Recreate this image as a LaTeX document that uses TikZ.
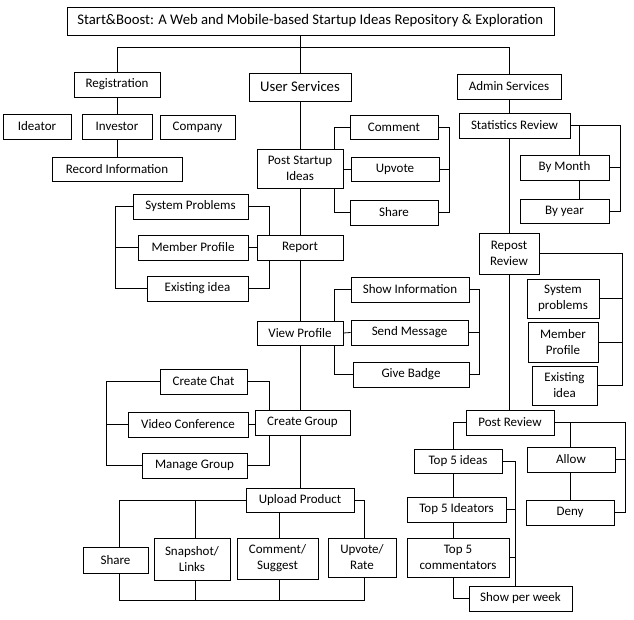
\documentclass[tikz,border=0pt]{standalone}
\usepackage{fontspec}
\setmainfont{Carlito}
\usetikzlibrary{decorations.pathmorphing}
\newcommand\mybox[6]{\node[box, minimum width={(#4-#2)*1pt}, minimum height={(#5-#3)*1pt}] (#1) at ({(#2+#4)/2},{(#3+#5)/2}) {#6};}
\newlength\sbwidth
\begin{document}
\begin{tikzpicture}[x=1pt,y=-1pt, line width=0.8pt,
  box/.style={draw, inner sep=0pt, align=center, font=\fontsize{13}{16}\selectfont}]
\useasboundingbox[fill=white] (0,0) rectangle (634,620);
\settowidth{\sbwidth}{\fontsize{14.7}{17}\selectfont Start\&Boost}
% boxes
\mybox{title}{67}{7}{554}{35}{}
\node[anchor=base west, font=\fontsize{14.7}{17}\selectfont, inner sep=0pt] (ttxt) at (77,25) {Start\&Boost: A Web and Mobile-based Startup Ideas Repository \& Exploration};
\mybox{reg}{74}{72}{160}{97}{Registration}
\mybox{us}{249}{73}{351}{101}{\fontsize{14.7}{17}\selectfont User Services}
\mybox{adm}{457}{74}{561}{99}{Admin Services}
\mybox{ide}{3}{114}{71}{139}{Ideator}
\mybox{inv}{82}{114}{152}{139}{Investor}
\mybox{comp}{160}{115}{235}{139}{Company}
\mybox{rec}{52}{157}{182}{181}{Record Information}
\mybox{psi}{257}{149}{343}{188}{Post Startup\\Ideas}
\mybox{com}{350}{115}{438}{139}{Comment}
\mybox{upv}{351}{157}{439}{181}{Upvote}
\mybox{shr}{350}{200}{438}{225}{Share}
\mybox{rep}{257}{235}{343}{260}{Report}
\mybox{sp}{133}{194}{248}{219}{System Problems}
\mybox{mp}{138}{235}{248}{260}{Member Profile}
\mybox{ex}{147}{276}{248}{301}{Existing idea}
\mybox{vp}{257}{321}{343}{345}{View Profile}
\mybox{si}{351}{277}{469}{302}{Show Information}
\mybox{sm}{351}{320}{468}{345}{Send Message}
\mybox{gb}{353}{362}{469}{387}{Give Badge}
\mybox{cg}{255}{410}{350}{435}{Create Group}
\mybox{cc}{160}{369}{247}{394}{Create Chat}
\mybox{vc}{128}{412}{248}{437}{Video Conference}
\mybox{mg}{142}{453}{247}{478}{Manage Group}
\mybox{up}{246}{488}{354}{512}{Upload Product}
\mybox{shb}{83}{547}{148}{573}{Share}
\mybox{snap}{154}{538}{230}{580}{Snapshot/\\Links}
\mybox{cs}{237}{538}{318}{579}{Comment/\\Suggest}
\mybox{uv}{328}{538}{396}{577}{Upvote/\\Rate}
\mybox{stat}{459}{113}{570}{138}{Statistics Review}
\mybox{bm}{520}{155}{609}{180}{By Month}
\mybox{by}{520}{199}{609}{223}{By year}
\mybox{rr}{479}{233}{539}{274}{Repost\\Review}
\mybox{sp2}{527}{279}{599}{318}{System\\problems}
\mybox{mp2}{528}{322}{598}{362}{Member\\Profile}
\mybox{ex2}{532}{366}{597}{405}{Existing\\idea}
\mybox{pr}{466}{410}{554}{435}{Post Review}
\mybox{t5i}{414}{449}{502}{473}{Top 5 ideas}
\mybox{t5d}{407}{497}{506}{522}{Top 5 Ideators}
\mybox{t5c}{407}{538}{509}{577}{Top 5\\commentators}
\mybox{spw}{469}{586}{572}{611}{Show per week}
\mybox{al}{527}{447}{615}{472}{Allow}
\mybox{dn}{526}{500}{614}{525}{Deny}
% spell-check underline
\draw[red!80!black, line width=0.4pt, decorate, decoration={snake, amplitude=0.7pt, segment length=2.4pt}] (ttxt.base west) ++(0,3) -- ++(\sbwidth,0);
% helper coordinates
\coordinate (bar) at (0,47);
\coordinate (xa) at (334,0); \coordinate (xb) at (449,0);
\coordinate (xc) at (269,0); \coordinate (xd) at (115,0);
\coordinate (xe) at (479,0); \coordinate (xf) at (106,0);
\coordinate (xg) at (119,0); \coordinate (xh) at (195,0);
\coordinate (xi) at (279,0); \coordinate (xj) at (364,0);
\coordinate (yb) at (0,600);
\coordinate (xk) at (579,0); \coordinate (xl) at (620,0);
\coordinate (xm) at (622,0); \coordinate (xn) at (453,0);
\coordinate (xo) at (515,0); \coordinate (xp) at (570,0);
\coordinate (xq) at (625,0);
% top level
\draw (us.north |- title.south) -- (us.north);
\draw (reg.north) -- (reg.north |- bar) -- (adm.north |- bar) -- (adm.north);
\draw (reg.south) -- (inv.north);
\draw (inv.south) -- (rec.north);
% main column
\draw (us.south) -- (us.south |- psi.north);
\draw (us.south |- psi.south) -- (us.south |- rep.north);
\draw (us.south |- rep.south) -- (us.south |- vp.north);
\draw (us.south |- vp.south) -- (us.south |- cg.north);
\draw (us.south |- cg.south) -- (us.south |- up.north);
% post startup ideas
\draw (com.west) -| (psi.north -| xa);
\draw (shr.west) -| (psi.south -| xa);
\draw (psi.east |- upv.west) -- (upv.west);
\draw (com.east) -| (shr.east -| xb) -- (shr.east);
\draw (upv.east) -- (upv.east -| xb);
% report
\draw (sp.east) -| (rep.north -| xc);
\draw (ex.east) -| (rep.south -| xc);
\draw (mp.east) -- (rep.west);
\draw (sp.west) -| (ex.west -| xd) -- (ex.west);
\draw (mp.west) -- (mp.west -| xd);
% view profile
\draw (si.west) -| (vp.north -| xa);
\draw (gb.west) -| (vp.south -| xa);
\draw (vp.east) -- (sm.west);
\draw (si.east) -| (gb.east -| xe) -- (gb.east);
\draw (sm.east) -- (sm.east -| xe);
% create group
\draw (cc.east) -| (cg.north -| xc);
\draw (mg.east) -| (cg.south -| xc);
\draw (vc.east) -- (cg.west |- vc.east);
\draw (cc.west) -| (mg.west -| xf) -- (mg.west);
\draw (vc.west) -- (vc.west -| xf);
% upload product
\draw (up.west) -| (shb.north -| xg);
\draw (up.west -| xh) -- (snap.north -| xh);
\draw (up.south -| xi) -- (cs.north -| xi);
\draw (up.east) -| (uv.north -| xj);
\draw (shb.south -| xg) -- (xg |- yb) -- (xj |- yb) -- (uv.south -| xj);
\draw (snap.south -| xh) -- (xh |- yb);
\draw (cs.south -| xi) -- (xi |- yb);
% admin
\draw (adm.south) -- (adm.south |- stat.north);
\draw (stat.east) -| (by.east -| xl) -- (by.east);
\draw (stat.east -| xk) -- (bm.north -| xk);
\draw (bm.east) -- (bm.east -| xl);
\draw (bm.south -| xk) -- (by.north -| xk);
\draw (adm.south |- stat.south) -- (rr.north);
\draw (rr.east) -| (ex2.east -| xm) -- (ex2.east);
\draw (sp2.east) -- (sp2.east -| xm);
\draw (mp2.east) -- (mp2.east -| xm);
\draw (rr.south) -- (rr.south |- pr.north);
% post review
\draw (pr.west) -| (t5i.north -| xn);
\draw (t5i.south -| xn) -- (t5d.north -| xn);
\draw (t5d.south -| xn) -- (t5c.north -| xn);
\draw (t5c.south -| xn) |- (spw.west);
\draw (t5i.east) -| (spw.north -| xo);
\draw (t5d.east) -- (t5d.east -| xo);
\draw (t5c.east) -- (t5c.east -| xo);
\draw (pr.east) -| (dn.east -| xq) -- (dn.east);
\draw (pr.east -| xp) -- (al.north -| xp);
\draw (al.east) -- (al.east -| xq);
\draw (al.south -| xp) -- (dn.north -| xp);
\end{tikzpicture}
\end{document}
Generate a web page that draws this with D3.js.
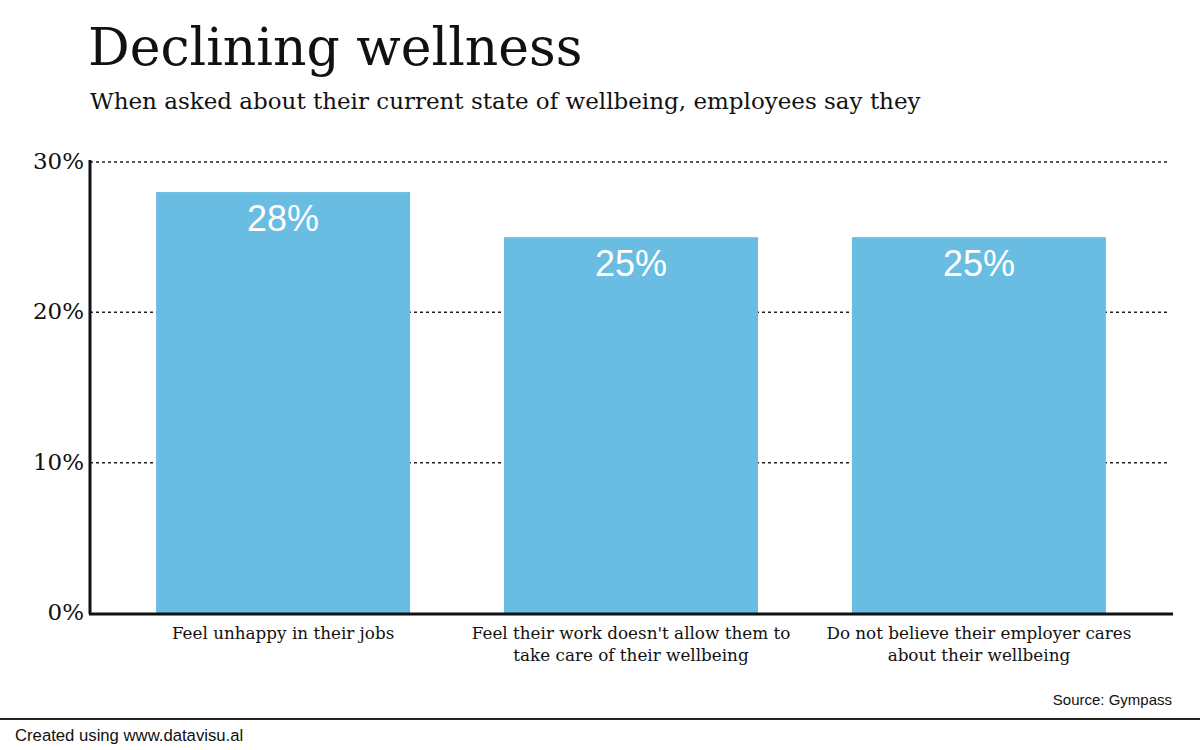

● **Aim of the exercise**:
Collect the complete line wherever the string "that" appears in the records.

● **Solution to this exercise**:
Recreate this image as a LaTeX document that uses TikZ.
Generate a web page that draws this with D3.js.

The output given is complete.